Avoid God classes: God classes, modules that contain a vast array of unrelated functionalities, should be avoided. Divide them into smaller, more cohesive modules.
The Consequences of Low Cohesion
Low cohesion arises when modules lack a clear purpose and contain elements that serve multiple unrelated tasks. This can make code confusing, difficult to modify, and prone to errors.
Modules with low cohesion can lead to duplication of code, as the same functionality may be scattered across different parts of the module. This makes code maintenance challenging and increases the risk of errors.
Examples of Low Cohesion Practices:
Mixing unrelated functionalities within a module: This reduces cohesion and makes the module's purpose unclear.
Including unrelated data within a module: Data that is not directly related to the module's purpose should be moved to a more appropriate location.
Creating overly large modules: Large modules can become difficult to manage and maintain, making it challenging to understand and modify their functionalities.
Striking the Right Balance
The ultimate goal of software design is to achieve a balance between coupling and cohesion, aiming for loose coupling and high cohesion.
Remember, loosely coupled code is not the same as zero-coupled code. There is always some degree of coupling between modules in a system. This is because modules always need to communicate with each other in some way, and this communication always creates some level of dependency.

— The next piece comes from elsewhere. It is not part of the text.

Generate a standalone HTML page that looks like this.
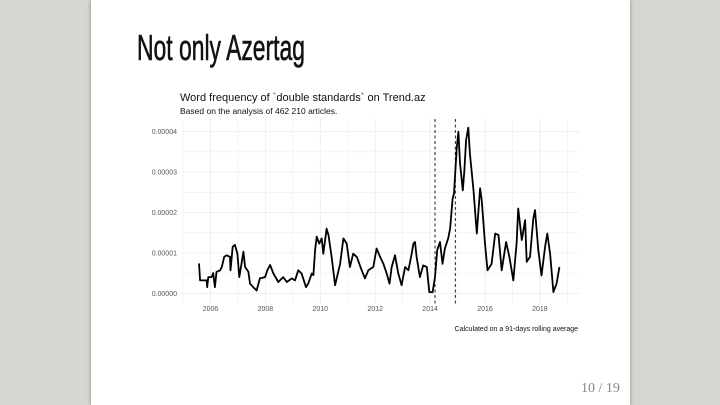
<!DOCTYPE html>
<html><head><meta charset="utf-8">
<style>
html,body{margin:0;padding:0;}
body{width:720px;height:405px;background:#d5d5d1;position:relative;overflow:hidden;font-family:"Liberation Sans",sans-serif;}
#slide{position:absolute;left:91px;top:0;width:539px;height:405px;background:#fff;box-shadow:0 0 4px rgba(0,0,0,0.35);}
#title{position:absolute;left:137px;top:27px;font-family:"Liberation Sans Narrow","Liberation Sans",sans-serif;font-size:36px;font-weight:normal;color:#111;-webkit-text-stroke:0.6px #111;white-space:nowrap;transform-origin:0 0;}
#pagenum{position:absolute;left:581px;top:381px;font-family:"Liberation Serif",serif;font-size:14px;color:#888;}
svg{position:absolute;left:0;top:0;}
</style></head><body>
<div id="slide"></div>
<div id="title">Not only Azertag</div>
<div id="pagenum">10 / 19</div>
<svg id="chart" width="720" height="405">
<text x="180" y="101" font-size="11" fill="#111">Word frequency of `double standards` on Trend.az</text>
<text x="180" y="114" font-size="8.5" fill="#111">Based on the analysis of 462 210 articles.</text>
<text x="578" y="331" font-size="7" fill="#111" text-anchor="end">Calculated on a 91-days rolling average</text>
<g id="grid"></g><g id="axes"></g><g id="series"></g>
</svg>
<script>
const years = [2005.58,2005.62,2005.86,2005.88,2005.92,2006.04,2006.10,2006.16,2006.22,2006.35,2006.41,2006.50,2006.59,2006.71,2006.73,2006.81,2006.89,2006.98,2007.05,2007.13,2007.20,2007.26,2007.38,2007.44,2007.56,2007.68,2007.80,2007.99,2008.07,2008.17,2008.29,2008.47,2008.65,2008.78,2008.96,2009.08,2009.20,2009.32,2009.48,2009.56,2009.69,2009.75,2009.81,2009.87,2009.96,2010.05,2010.11,2010.23,2010.30,2010.41,2010.54,2010.72,2010.84,2010.96,2011.08,2011.20,2011.33,2011.51,2011.63,2011.75,2011.93,2012.05,2012.18,2012.30,2012.42,2012.52,2012.60,2012.72,2012.84,2012.96,2013.09,2013.21,2013.33,2013.39,2013.45,2013.51,2013.63,2013.75,2013.88,2013.97,2014.09,2014.18,2014.26,2014.36,2014.45,2014.54,2014.66,2014.73,2014.82,2014.87,2014.97,2015.03,2015.09,2015.19,2015.25,2015.31,2015.39,2015.45,2015.58,2015.70,2015.82,2015.88,2016.00,2016.09,2016.24,2016.37,2016.49,2016.61,2016.77,2016.89,2017.03,2017.15,2017.21,2017.34,2017.46,2017.52,2017.64,2017.76,2017.82,2017.94,2018.06,2018.19,2018.27,2018.37,2018.49,2018.61,2018.71];
const freqE5 = [0.74,0.32,0.32,0.15,0.40,0.40,0.50,0.15,0.53,0.57,0.65,0.90,0.94,0.90,0.57,1.15,1.20,0.98,0.40,0.73,1.03,0.65,0.53,0.24,0.15,0.07,0.37,0.40,0.57,0.70,0.49,0.28,0.40,0.28,0.37,0.32,0.57,0.49,0.15,0.24,0.49,0.45,1.07,1.40,1.23,1.36,0.98,1.60,1.44,0.90,0.20,0.73,1.36,1.23,0.65,0.98,0.90,0.57,0.37,0.57,0.65,1.11,0.90,0.73,0.49,0.24,0.65,0.94,0.49,0.20,0.65,0.57,0.98,1.23,1.27,0.90,0.40,0.69,0.65,0.03,0.03,0.40,1.07,1.27,0.73,1.11,1.36,1.60,2.34,2.47,3.59,4.00,3.22,2.55,3.05,3.80,4.10,3.46,2.55,1.48,2.60,2.31,1.23,0.57,0.73,1.48,1.44,0.57,1.27,0.90,0.32,1.23,2.10,1.32,1.81,0.78,0.90,1.85,2.06,1.07,0.44,1.15,1.48,0.98,0.03,0.24,0.65];
const yTicks = [0,1,2,3,4];
const yTickLabels = ["0.00000","0.00001","0.00002","0.00003","0.00004"];
const xTicks = [2006,2008,2010,2012,2014,2016,2018];
const eventYears = [2014.18,2014.92];

const ttl=document.getElementById('title');
ttl.style.transform='scaleX('+(168/ttl.getBoundingClientRect().width)+')';

const NS="http://www.w3.org/2000/svg";
const xS = y => 210.5 + (y-2006)*27.45;
const yS = v => 293.3 - v*40.4;
function mk(tag, attrs, parent){const e=document.createElementNS(NS,tag);for(const k in attrs)e.setAttribute(k,attrs[k]);parent.appendChild(e);return e;}
const grid=document.getElementById('grid'), axes=document.getElementById('axes'), series=document.getElementById('series');
const L=182, R=579, T=119, B=304;
for(let v=0; v<=4; v+=0.5){
  const g=mk('line',{x1:L,x2:R,y1:yS(v),y2:yS(v),stroke:'#ebebeb','stroke-width':v%1===0?0.8:0.5},grid);
  
  
}
for(let yr=2005; yr<=2019; yr++){
  const g=mk('line',{x1:xS(yr),x2:xS(yr),y1:T,y2:B,stroke:'#ebebeb','stroke-width':yr%2===0?0.8:0.5},grid);
  
  
}
yTicks.forEach((v,i)=>{
  const t=mk('text',{x:177,y:yS(v)+2.5,'font-size':7,fill:'#555','text-anchor':'end'},axes);
  t.textContent=yTickLabels[i];
  
  
});
xTicks.forEach(yr=>{
  const t=mk('text',{x:xS(yr),y:311,'font-size':7,fill:'#555','text-anchor':'middle'},axes);
  t.textContent=yr;
  
  
});
eventYears.forEach(yr=>{
  const l=mk('line',{x1:xS(yr),x2:xS(yr),y1:T,y2:B,stroke:'#222','stroke-width':1,'stroke-dasharray':'3,2.5'},series);
  
  
});
const d=years.map((y,i)=>(i?'L':'M')+xS(y).toFixed(1)+','+yS(freqE5[i]).toFixed(1)).join('');
const p=mk('path',{d:d,fill:'none',stroke:'#000','stroke-width':1.8,'stroke-linejoin':'round'},series);


</script>
</body></html>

The goal of loose coupling is to minimise this dependency as much as possible. This is done by using well-defined interfaces and standardised protocols to communicate between modules. This makes it easier to change or replace modules without affecting other modules. Even if modules communicate through well-defined interfaces, they still need to share some data with each other. This data can create a dependency between the them.
Despite there being some coupling, loosely coupled systems are more flexible, maintainable, and testable than tightly coupled systems. This is why loose coupling is a valuable design principle in software engineering. By adhering to principles of loose coupling and high cohesion, developers can create better software.